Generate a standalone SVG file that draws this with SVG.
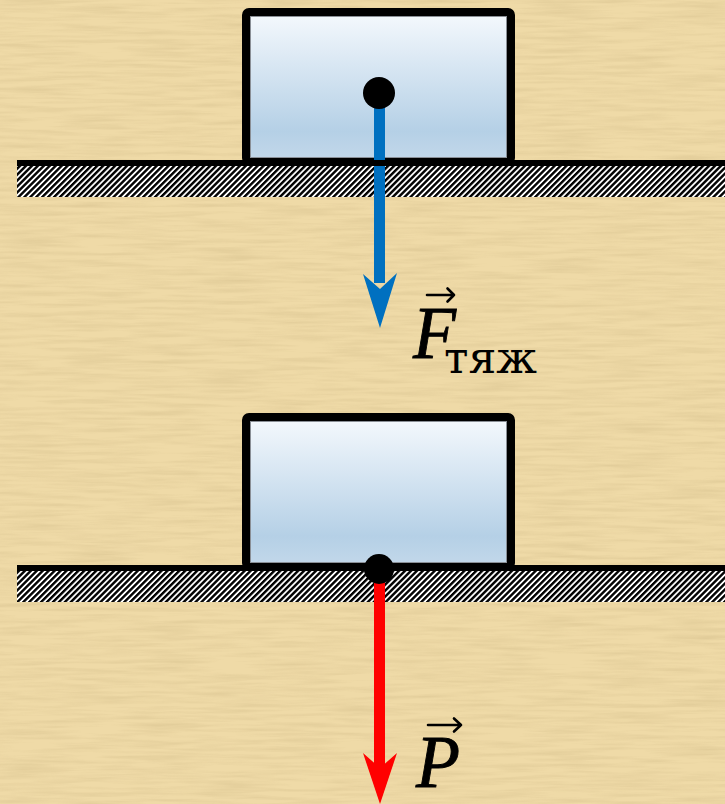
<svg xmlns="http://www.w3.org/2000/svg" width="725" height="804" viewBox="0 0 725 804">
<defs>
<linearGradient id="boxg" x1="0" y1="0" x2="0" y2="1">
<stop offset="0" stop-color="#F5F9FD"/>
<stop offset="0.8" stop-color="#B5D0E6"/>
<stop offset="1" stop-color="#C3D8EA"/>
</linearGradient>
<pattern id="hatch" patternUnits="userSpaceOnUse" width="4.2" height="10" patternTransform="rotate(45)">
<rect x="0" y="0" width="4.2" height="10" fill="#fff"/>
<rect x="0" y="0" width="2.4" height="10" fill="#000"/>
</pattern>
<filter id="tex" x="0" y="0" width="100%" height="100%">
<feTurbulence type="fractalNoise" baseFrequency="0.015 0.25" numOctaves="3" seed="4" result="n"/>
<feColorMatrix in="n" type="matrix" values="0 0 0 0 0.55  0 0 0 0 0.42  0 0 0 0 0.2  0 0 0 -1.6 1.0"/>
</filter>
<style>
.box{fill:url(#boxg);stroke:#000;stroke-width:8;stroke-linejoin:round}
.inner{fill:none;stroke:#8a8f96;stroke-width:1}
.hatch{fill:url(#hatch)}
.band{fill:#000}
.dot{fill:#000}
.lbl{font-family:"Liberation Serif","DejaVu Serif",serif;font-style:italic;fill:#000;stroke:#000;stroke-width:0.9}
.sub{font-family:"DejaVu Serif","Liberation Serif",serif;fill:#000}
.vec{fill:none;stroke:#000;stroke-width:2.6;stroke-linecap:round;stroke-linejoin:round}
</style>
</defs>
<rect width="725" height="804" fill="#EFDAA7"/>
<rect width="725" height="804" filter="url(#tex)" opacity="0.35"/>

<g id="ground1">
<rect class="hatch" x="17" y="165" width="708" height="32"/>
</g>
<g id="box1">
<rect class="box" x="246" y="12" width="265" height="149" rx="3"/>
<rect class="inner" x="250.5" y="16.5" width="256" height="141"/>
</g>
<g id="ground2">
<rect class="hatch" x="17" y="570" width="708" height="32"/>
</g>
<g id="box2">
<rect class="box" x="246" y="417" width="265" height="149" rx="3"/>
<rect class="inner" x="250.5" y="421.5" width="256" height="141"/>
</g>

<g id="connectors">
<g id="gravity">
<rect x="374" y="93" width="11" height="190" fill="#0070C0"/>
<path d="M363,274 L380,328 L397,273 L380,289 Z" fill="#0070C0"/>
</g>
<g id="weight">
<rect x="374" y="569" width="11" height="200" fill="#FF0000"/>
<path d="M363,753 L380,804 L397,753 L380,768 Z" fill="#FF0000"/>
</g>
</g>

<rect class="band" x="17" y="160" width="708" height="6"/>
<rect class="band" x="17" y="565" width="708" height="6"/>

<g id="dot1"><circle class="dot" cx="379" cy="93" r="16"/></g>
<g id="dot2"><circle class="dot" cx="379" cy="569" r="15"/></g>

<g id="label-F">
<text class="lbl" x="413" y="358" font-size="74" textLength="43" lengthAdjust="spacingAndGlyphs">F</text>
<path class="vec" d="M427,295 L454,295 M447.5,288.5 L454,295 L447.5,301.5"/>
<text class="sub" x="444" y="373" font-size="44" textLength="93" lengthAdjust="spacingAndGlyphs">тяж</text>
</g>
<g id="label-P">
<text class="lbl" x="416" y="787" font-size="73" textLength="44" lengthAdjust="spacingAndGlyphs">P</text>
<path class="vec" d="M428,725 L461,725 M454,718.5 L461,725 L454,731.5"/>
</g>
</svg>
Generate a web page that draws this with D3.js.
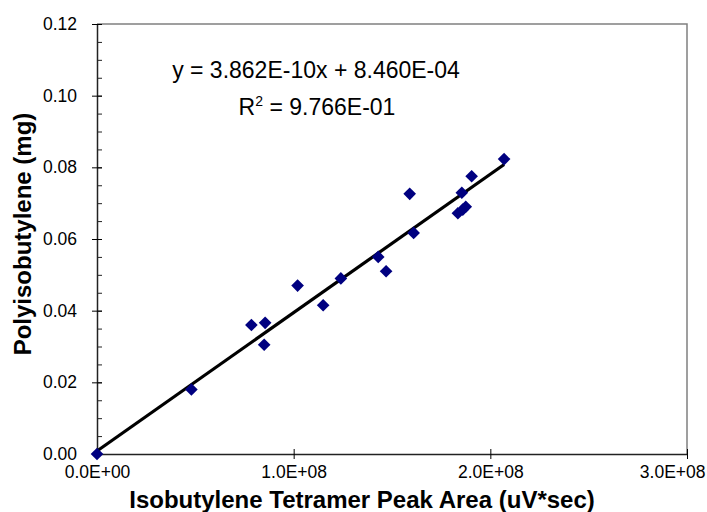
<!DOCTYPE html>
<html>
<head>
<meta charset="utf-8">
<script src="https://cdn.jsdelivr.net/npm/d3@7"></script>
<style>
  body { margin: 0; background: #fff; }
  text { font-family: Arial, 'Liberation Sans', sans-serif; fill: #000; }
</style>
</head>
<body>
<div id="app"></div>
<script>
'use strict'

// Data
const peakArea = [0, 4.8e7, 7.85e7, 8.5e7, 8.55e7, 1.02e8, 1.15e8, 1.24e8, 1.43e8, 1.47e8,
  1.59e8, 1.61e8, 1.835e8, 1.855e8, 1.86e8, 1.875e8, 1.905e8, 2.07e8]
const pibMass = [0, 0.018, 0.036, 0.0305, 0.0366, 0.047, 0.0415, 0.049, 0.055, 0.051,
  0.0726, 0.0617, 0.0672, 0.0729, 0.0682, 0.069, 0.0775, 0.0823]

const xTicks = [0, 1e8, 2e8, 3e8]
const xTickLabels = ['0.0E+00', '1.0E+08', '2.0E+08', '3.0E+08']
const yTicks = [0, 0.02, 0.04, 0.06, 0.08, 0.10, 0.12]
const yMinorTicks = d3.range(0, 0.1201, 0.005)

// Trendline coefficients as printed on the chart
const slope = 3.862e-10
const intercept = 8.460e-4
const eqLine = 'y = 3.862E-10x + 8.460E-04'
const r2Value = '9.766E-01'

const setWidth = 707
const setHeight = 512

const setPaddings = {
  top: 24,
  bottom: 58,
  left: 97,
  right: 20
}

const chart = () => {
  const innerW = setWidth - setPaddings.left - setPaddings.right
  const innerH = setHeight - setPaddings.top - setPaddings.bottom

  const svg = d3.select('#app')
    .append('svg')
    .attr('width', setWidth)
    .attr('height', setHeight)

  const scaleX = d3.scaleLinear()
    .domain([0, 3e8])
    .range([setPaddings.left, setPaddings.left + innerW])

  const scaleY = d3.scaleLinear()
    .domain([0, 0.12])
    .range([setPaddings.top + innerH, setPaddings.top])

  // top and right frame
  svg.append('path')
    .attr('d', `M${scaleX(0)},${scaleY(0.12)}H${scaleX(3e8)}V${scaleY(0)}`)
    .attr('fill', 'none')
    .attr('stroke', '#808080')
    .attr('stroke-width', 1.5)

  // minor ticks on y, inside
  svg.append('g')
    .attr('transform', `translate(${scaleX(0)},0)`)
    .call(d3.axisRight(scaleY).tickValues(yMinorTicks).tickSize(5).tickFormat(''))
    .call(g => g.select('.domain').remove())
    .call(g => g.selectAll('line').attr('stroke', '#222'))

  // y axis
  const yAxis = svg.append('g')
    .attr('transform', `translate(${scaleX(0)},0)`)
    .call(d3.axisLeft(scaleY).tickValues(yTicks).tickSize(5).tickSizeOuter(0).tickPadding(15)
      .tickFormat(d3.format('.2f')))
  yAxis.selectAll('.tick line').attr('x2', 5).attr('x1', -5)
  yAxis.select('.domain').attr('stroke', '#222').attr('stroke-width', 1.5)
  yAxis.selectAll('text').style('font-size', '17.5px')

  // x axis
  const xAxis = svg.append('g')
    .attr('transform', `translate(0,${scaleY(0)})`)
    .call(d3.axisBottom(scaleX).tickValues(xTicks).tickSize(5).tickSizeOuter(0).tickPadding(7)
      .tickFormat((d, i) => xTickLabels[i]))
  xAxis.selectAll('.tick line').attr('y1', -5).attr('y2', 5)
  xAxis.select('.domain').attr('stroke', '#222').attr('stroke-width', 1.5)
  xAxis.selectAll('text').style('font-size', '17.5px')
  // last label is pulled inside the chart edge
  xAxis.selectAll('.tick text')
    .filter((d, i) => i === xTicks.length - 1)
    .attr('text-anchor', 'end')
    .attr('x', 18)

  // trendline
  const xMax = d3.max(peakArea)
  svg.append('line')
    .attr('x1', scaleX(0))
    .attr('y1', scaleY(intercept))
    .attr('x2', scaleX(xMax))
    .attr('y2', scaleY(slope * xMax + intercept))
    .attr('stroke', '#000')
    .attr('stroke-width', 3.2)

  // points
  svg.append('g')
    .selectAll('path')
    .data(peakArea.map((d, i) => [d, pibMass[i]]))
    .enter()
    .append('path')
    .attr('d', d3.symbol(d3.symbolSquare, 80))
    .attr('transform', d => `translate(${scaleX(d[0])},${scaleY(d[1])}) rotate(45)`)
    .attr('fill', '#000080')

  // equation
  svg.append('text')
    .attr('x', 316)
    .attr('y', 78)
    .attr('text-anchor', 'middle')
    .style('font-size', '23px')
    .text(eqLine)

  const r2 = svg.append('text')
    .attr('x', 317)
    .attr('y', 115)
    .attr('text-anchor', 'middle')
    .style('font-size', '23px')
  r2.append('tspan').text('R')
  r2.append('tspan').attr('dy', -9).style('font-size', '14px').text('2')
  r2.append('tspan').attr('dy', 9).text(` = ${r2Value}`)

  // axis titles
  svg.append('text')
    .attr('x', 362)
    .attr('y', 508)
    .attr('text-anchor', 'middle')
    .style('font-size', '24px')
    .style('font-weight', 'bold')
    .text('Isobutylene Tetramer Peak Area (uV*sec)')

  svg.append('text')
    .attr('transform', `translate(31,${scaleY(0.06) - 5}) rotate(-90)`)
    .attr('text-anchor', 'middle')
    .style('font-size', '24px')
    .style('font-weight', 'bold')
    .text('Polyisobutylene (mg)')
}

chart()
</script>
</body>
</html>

******************************

### Written task:
From the listing above, copy out each line where the word "this" appears.

### Finished exercise:
Generate a standalone SVG file that draws this with SVG.
Generate a web page that draws this with D3.js.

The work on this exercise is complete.